ProjectionProjection
The projection of a static slant objectThe projections of the slant object as it rotates

Using this technique, I separated different types of visual information and created three types of displays.

The Monocular Display

Only monocular structure-from-motion information is available.

Monocular

The Stereomotion Display

Only stereomotion information (i.e., change of disparity over time or CDOT) is available. This is the most interesting visual condition, because without a pair of red-

blue filter glasses all you can see is a field of noisy random dots. However, with a pair of proper glasses, the red dots will only to go your left eye, whereas theblue dots will only go to your right eye. We will be able to fuse them and the evolving distance between them (i.e. change of disparity) will provide you information about depth, which allows you to see a rotating 3D object like the ones shown above.

Stereomotion

The Combined Condition

Both monocular structure-from-motion and stereomotion information is available.

Combine

Using these displays, I studied 3D slant (Wang, et al., 2018, 2020a, 2020b) and shape perception (2020c), where I manipulated the amount of continuous perspective change (i.e., object rotation) and examined at which point did spatial judgment become accurate. I showed that 35°-45° of continuous perspective change enabled accurate 3D slant and shape perception. But why?

To account for this phenomenon, I developed a computational model that uses a stratified process to bootstrap the accurate 3D slant/shape (Wang et al., 2020b, 2020c). For more details, check out the papers linked below.

Finally, I also implemented a set of experiments in virtual reality that aims to examine the same issue, only this time participants are able to move freely in the environment.

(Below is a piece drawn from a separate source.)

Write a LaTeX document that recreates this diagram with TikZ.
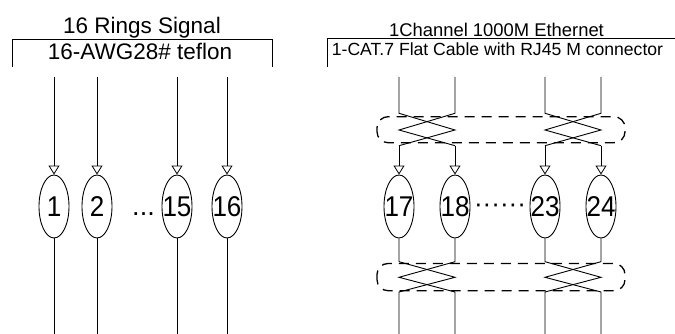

Stay tuned for mroe updates on this project.

VRSlant

Wang, X.M., Lind, M. & Bingham, G.P. (2020a). Symmetry mediates the bootstrapping of 3-D relief slant to metric slant. Attention, Perception, & Psychophysics, 82, 1488–1503. https://doi.org/10.3758/s13414-019-01859-5.

Wang, X.M., Lind, M., & Bingham, G.P. (2020b). Bootstrapping a better slant: A stratified process for recovering 3D metric slant. Attention, Perception, & Psychophysics, 82, 1504–1519. https://doi.org/10.3758/s13414-019-01860-y.

Wang, X.M., Lind, M., & Bingham, G.P. (2020c). A stratified process for the perception of objects: From optical transformations to 3D relief structure to 3D Euclidean structure to slant or aspect ratio. Vision Research, 173, 77-89. https://doi.org/10.1016/j.visres.2020.04.014.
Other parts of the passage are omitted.